[32] The most flourishing schools seem to have been the Roman Catholic. The Roman Catholics did not greatly concern themselves, as a church organization, with the slavery agitation, and St. Mary’s Mission and the Osage Manual Labor School were scarcely affected by the war and not at all by the troubles that presaged its approach.

[33] The Baptist school among the Potawatomies closed in 1861. See Appendix.

[34] House Report, 34th congress, first session, no. 200, pp. 14, 18, 94, 425.

[35] See Indian Office, Special File, no. 220.

[36] The work of the American Board among the Cherokees was discontinued just before the war [Missionary Herald, 1861, p. 11; American Board Report, 1860, p. 137].

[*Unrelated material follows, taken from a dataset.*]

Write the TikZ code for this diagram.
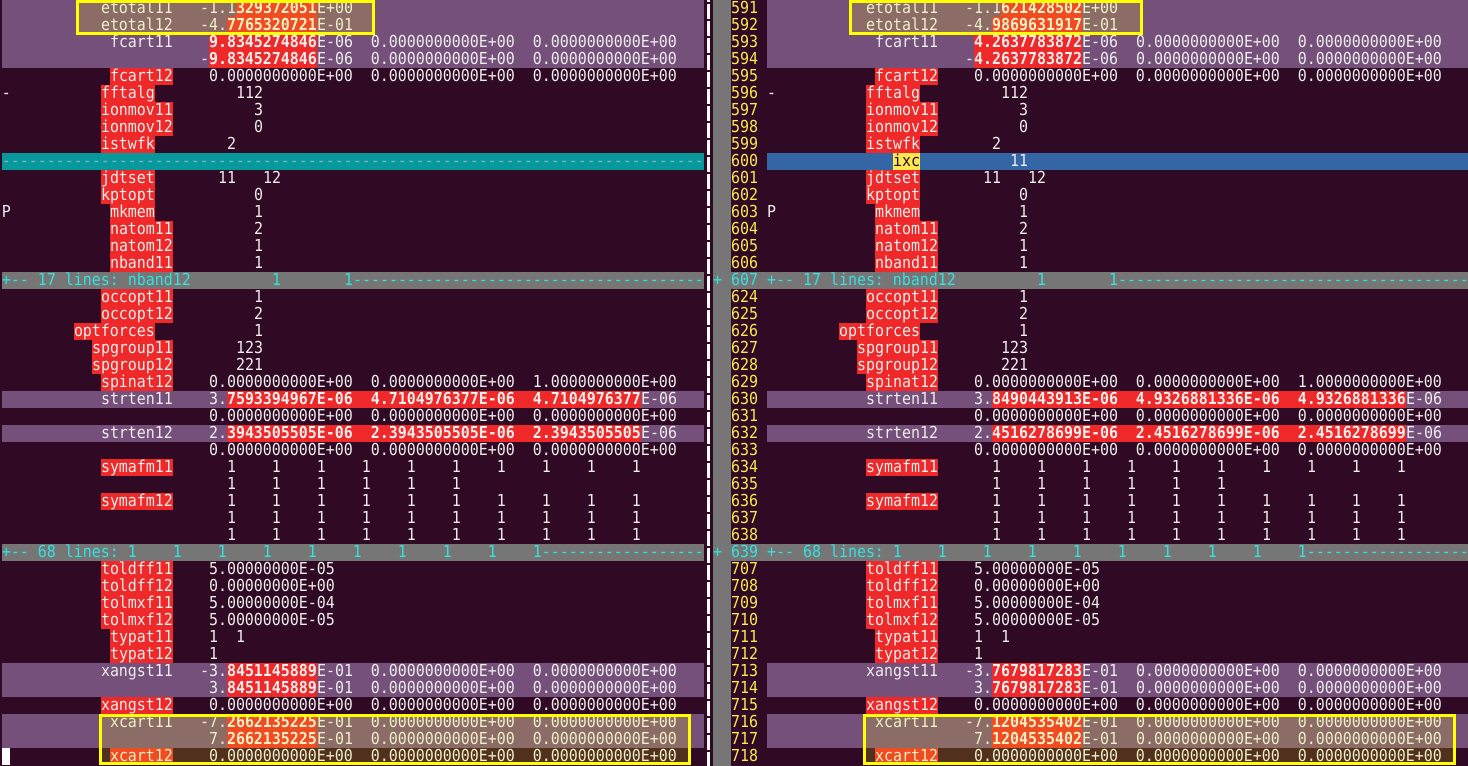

[37] The four were: “Park hill, five miles south from Tahlequah; Dwight, forty-two miles south-southwest from Tahlequah; Fairfield, twenty-five miles southeast from Tahlequah; Lee’s creek, forty-three miles southeast from Tahlequah”—Commissioner of Indian Affairs [Report, 1859, p. 173]. There had been a fifth, an out station.

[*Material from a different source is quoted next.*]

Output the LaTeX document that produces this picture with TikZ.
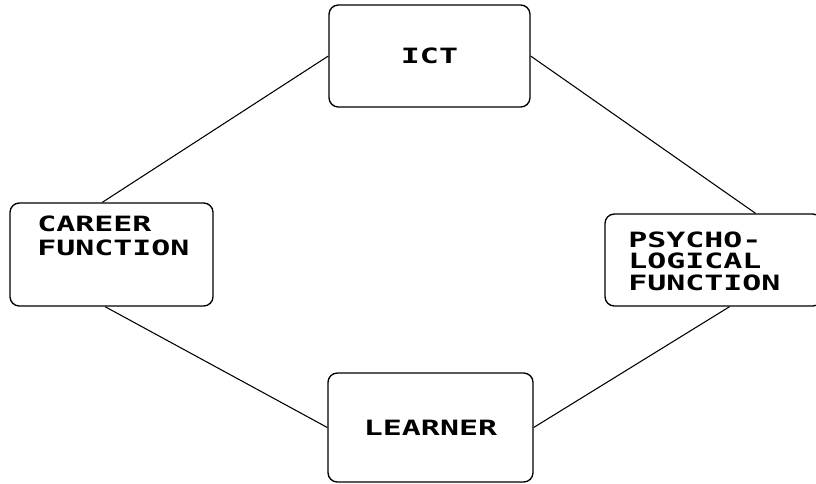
\documentclass[tikz,border=0pt]{standalone}
\usepackage{fontspec}
\usepackage{tikz}
\newfontfamily\blockfont[FakeStretch=1.5]{DejaVu Sans Mono Bold}
\tikzset{
    block/.style={
        rectangle,
        rounded corners=7pt,
        draw=black,
        line width=1pt,
        inner sep=0pt,
        font=\blockfont\fontsize{15.8}{18}\selectfont
    },
    blocktext/.style={
        inner sep=0pt,
        align=left,
        anchor=west,
        font=\blockfont\fontsize{15.8}{18}\selectfont
    },
    link/.style={
        draw=black,
        line width=0.8pt
    }
}
\begin{document}
\begin{tikzpicture}[x=0.75pt,y=-0.75pt]
        \useasboundingbox (0,0) rectangle (816,483);

        \node[block,minimum width=150.75pt,minimum height=76.5pt] (ict) at (429.5,56) {ICT};
        \node[block,minimum width=152.25pt,minimum height=77.25pt] (career) at (111.5,254.5) {};
        \node[block,minimum width=162.75pt,minimum height=69pt] (psycho) at (713.5,260) {};
        \node[block,minimum width=153.75pt,minimum height=81.75pt] (learner) at (430.5,427.5) {LEARNER};

        \node[blocktext] (careertext) at (37,235.5) {CAREER\\FUNCTION};
        \node[blocktext,font=\blockfont\fontsize{15.8}{16}\selectfont] (psychotext) at (628,261) {PSYCHO-\\LOGICAL\\FUNCTION};

        \path[link] (ict.west) -- (career.100);
        \path[link] (ict.east) -- (psycho.48);
        \path[link] (career.263) -- (learner.west);
        \path[link] (learner.east) -- (psycho.-71);
    \end{tikzpicture}
\end{document}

[38] The Congregational schools among the Choctaws were: Iyanubbi, near the Arkansas line; Wheelock, eighteen miles east of Doaksville; and Chuahla, one mile from Doaksville.

[39] The Southern Baptist Convention had not been long in the county prior to the Civil War. The Methodist Episcopal Church South had no schools but several missionaries. The American Baptist Missionary Union had a number of meeting-houses.

[40] The Presbyterians (Old School) established Wah-pa-nuc-ka Institute for young women, forty miles north of Red River and one and one-eighth miles west of the Choctaw and Chickasaw line; but differences arose between the Presbyterian Board of Foreign Missions and the Chickasaw authorities, neither institutional nor sectional, but purely financial, which caused the Presbyterians to abandon the school in 1860 [C. H. Wilson, attorney for the Presbyterian Board of Foreign Missions, to Cooper, April 16, 1860]. The Presbyterian schools among the Choctaws were: Spencer Academy, “located on the old military road leading from Fort Towson to Fort Smith, about ten miles north of Fort Towson,” and Koonsha Female Seminary. Both of them were under the Presbyterian Board. A third institution, Armstrong Academy, belonged to the Cumberland Presbyterians. The Southern Methodists had Bloomfield Academy, Colbert Institute, and the Chickasaw Manual Labor School among the Chickasaws; and the Fort Coffee and New Hope academies, for boys and girls respectively, among the Choctaws.

[41] The Seminoles were late in manifesting an interest in education, and, when interest did arise among them, John Jumper, the chief, declared for boarding-schools and asked that such be established under the Presbyterian Board, the same that had influence among their near neighbors, the Creeks.